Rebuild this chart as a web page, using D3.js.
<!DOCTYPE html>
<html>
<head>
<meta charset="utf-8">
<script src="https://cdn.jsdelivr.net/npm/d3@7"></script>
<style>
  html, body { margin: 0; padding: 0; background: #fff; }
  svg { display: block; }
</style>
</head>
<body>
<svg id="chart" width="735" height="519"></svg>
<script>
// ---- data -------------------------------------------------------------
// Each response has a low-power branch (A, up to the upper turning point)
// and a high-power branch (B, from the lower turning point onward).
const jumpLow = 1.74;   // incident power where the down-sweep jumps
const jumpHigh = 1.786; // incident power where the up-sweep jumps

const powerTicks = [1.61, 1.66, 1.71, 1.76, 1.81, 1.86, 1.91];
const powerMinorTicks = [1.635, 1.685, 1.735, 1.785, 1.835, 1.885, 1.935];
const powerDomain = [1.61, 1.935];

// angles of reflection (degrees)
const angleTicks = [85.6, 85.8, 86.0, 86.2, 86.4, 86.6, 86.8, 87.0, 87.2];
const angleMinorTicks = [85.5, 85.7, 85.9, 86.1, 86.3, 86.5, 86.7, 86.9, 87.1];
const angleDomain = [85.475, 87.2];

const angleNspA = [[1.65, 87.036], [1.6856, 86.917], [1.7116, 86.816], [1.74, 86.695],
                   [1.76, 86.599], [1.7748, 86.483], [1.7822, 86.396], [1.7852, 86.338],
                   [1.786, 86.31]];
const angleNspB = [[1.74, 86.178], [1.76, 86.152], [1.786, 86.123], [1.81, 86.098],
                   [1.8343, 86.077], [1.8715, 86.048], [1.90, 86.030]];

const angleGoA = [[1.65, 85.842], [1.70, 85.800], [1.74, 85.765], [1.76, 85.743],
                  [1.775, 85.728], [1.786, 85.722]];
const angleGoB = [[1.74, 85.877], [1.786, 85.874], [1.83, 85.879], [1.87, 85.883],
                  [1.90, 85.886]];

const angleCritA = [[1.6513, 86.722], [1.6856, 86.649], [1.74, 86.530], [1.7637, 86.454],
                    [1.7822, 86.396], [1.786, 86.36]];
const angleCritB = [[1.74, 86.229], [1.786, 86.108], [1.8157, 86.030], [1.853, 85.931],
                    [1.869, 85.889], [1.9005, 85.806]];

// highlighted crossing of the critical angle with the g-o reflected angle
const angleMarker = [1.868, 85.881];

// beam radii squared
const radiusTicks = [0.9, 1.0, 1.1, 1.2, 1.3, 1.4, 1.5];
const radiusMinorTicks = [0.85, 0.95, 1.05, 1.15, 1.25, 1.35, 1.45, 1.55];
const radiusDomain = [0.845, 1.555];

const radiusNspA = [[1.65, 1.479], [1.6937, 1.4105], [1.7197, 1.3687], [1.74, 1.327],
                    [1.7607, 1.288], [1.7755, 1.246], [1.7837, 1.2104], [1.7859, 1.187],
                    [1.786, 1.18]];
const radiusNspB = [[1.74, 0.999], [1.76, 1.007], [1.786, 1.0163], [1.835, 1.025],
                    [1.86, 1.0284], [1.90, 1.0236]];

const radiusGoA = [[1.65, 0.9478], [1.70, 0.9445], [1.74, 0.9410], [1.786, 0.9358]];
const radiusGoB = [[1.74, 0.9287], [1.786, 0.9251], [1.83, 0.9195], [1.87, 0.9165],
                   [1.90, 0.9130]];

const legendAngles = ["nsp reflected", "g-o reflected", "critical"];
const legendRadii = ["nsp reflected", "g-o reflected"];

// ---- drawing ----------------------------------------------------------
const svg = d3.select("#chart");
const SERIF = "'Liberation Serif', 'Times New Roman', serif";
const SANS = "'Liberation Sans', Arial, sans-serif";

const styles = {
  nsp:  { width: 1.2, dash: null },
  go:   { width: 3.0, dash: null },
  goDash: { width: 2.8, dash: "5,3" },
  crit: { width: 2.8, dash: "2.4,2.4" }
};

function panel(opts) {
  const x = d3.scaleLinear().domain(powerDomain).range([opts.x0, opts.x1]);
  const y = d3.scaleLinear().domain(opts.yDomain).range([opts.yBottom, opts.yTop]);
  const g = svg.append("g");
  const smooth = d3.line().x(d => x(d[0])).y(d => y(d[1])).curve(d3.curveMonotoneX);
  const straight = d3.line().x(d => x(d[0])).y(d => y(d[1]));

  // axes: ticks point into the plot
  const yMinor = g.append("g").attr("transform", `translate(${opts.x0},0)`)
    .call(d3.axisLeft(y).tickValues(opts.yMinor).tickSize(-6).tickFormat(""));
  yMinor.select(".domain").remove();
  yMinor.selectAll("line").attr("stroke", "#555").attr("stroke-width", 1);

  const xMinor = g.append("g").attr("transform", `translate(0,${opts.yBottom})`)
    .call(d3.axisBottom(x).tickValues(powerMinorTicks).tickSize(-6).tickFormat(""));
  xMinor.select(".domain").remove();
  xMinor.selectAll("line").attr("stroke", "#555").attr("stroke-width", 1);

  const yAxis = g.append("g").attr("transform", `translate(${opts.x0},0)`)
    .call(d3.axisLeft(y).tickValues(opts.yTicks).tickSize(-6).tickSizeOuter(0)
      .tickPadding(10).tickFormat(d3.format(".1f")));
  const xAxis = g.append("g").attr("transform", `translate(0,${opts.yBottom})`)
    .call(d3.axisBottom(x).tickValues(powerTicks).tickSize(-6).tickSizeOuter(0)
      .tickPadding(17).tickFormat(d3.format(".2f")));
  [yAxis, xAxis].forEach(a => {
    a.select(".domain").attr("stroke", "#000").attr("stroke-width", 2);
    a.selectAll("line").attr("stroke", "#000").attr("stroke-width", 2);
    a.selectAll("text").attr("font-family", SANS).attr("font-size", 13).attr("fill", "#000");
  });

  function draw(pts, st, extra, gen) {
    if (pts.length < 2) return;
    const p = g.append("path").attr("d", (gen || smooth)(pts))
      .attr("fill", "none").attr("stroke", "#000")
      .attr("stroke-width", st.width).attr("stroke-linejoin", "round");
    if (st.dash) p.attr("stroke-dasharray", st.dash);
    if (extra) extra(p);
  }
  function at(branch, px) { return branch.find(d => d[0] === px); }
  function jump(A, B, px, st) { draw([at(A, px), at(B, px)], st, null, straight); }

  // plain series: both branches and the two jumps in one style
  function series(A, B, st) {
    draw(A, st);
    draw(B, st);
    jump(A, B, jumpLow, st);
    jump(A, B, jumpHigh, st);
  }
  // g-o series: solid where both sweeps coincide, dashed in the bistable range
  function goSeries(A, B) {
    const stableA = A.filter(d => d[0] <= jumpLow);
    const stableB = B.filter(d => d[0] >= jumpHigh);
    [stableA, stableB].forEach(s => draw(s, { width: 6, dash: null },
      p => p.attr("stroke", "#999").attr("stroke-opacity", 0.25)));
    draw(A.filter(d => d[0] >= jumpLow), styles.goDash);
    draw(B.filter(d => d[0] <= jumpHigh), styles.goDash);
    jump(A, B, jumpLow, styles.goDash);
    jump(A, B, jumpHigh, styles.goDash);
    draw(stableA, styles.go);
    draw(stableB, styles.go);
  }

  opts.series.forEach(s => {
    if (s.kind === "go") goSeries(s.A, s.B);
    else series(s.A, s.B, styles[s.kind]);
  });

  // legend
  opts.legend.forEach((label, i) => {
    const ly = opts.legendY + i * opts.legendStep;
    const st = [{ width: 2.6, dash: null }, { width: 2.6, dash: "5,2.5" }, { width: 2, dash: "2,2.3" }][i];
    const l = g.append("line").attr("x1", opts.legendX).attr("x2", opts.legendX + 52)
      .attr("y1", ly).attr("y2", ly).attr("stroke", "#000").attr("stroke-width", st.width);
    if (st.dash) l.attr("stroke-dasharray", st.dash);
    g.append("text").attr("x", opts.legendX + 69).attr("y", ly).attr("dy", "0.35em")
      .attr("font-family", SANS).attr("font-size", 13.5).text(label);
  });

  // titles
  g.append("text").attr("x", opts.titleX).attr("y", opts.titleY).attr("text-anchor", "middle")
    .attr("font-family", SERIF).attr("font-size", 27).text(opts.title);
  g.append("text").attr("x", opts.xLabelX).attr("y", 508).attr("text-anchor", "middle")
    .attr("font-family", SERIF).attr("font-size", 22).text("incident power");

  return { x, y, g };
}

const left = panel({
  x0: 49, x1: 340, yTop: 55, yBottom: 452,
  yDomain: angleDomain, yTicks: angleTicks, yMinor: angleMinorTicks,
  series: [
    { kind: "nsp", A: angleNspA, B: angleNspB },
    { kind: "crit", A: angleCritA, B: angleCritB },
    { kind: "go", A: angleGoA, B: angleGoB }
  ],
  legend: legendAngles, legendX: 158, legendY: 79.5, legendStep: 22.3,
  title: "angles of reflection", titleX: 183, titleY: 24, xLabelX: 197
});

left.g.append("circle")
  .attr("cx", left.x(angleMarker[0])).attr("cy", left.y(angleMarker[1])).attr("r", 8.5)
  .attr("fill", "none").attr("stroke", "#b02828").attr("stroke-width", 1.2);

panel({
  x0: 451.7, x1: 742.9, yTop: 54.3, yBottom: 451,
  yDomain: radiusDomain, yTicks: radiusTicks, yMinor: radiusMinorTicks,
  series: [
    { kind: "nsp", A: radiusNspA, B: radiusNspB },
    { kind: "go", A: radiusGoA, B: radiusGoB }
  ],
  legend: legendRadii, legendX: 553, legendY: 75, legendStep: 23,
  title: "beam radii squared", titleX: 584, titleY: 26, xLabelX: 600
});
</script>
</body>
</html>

------------------------------------------------

## Direction
Take the lines above from the first through the one containing "[1.90, 85.886]];" and reproduce them exactly; include nothing else.

## Output
Rebuild this chart as a web page, using D3.js.
<!DOCTYPE html>
<html>
<head>
<meta charset="utf-8">
<script src="https://cdn.jsdelivr.net/npm/d3@7"></script>
<style>
  html, body { margin: 0; padding: 0; background: #fff; }
  svg { display: block; }
</style>
</head>
<body>
<svg id="chart" width="735" height="519"></svg>
<script>
// ---- data -------------------------------------------------------------
// Each response has a low-power branch (A, up to the upper turning point)
// and a high-power branch (B, from the lower turning point onward).
const jumpLow = 1.74;   // incident power where the down-sweep jumps
const jumpHigh = 1.786; // incident power where the up-sweep jumps

const powerTicks = [1.61, 1.66, 1.71, 1.76, 1.81, 1.86, 1.91];
const powerMinorTicks = [1.635, 1.685, 1.735, 1.785, 1.835, 1.885, 1.935];
const powerDomain = [1.61, 1.935];

// angles of reflection (degrees)
const angleTicks = [85.6, 85.8, 86.0, 86.2, 86.4, 86.6, 86.8, 87.0, 87.2];
const angleMinorTicks = [85.5, 85.7, 85.9, 86.1, 86.3, 86.5, 86.7, 86.9, 87.1];
const angleDomain = [85.475, 87.2];

const angleNspA = [[1.65, 87.036], [1.6856, 86.917], [1.7116, 86.816], [1.74, 86.695],
                   [1.76, 86.599], [1.7748, 86.483], [1.7822, 86.396], [1.7852, 86.338],
                   [1.786, 86.31]];
const angleNspB = [[1.74, 86.178], [1.76, 86.152], [1.786, 86.123], [1.81, 86.098],
                   [1.8343, 86.077], [1.8715, 86.048], [1.90, 86.030]];

const angleGoA = [[1.65, 85.842], [1.70, 85.800], [1.74, 85.765], [1.76, 85.743],
                  [1.775, 85.728], [1.786, 85.722]];
const angleGoB = [[1.74, 85.877], [1.786, 85.874], [1.83, 85.879], [1.87, 85.883],
                  [1.90, 85.886]];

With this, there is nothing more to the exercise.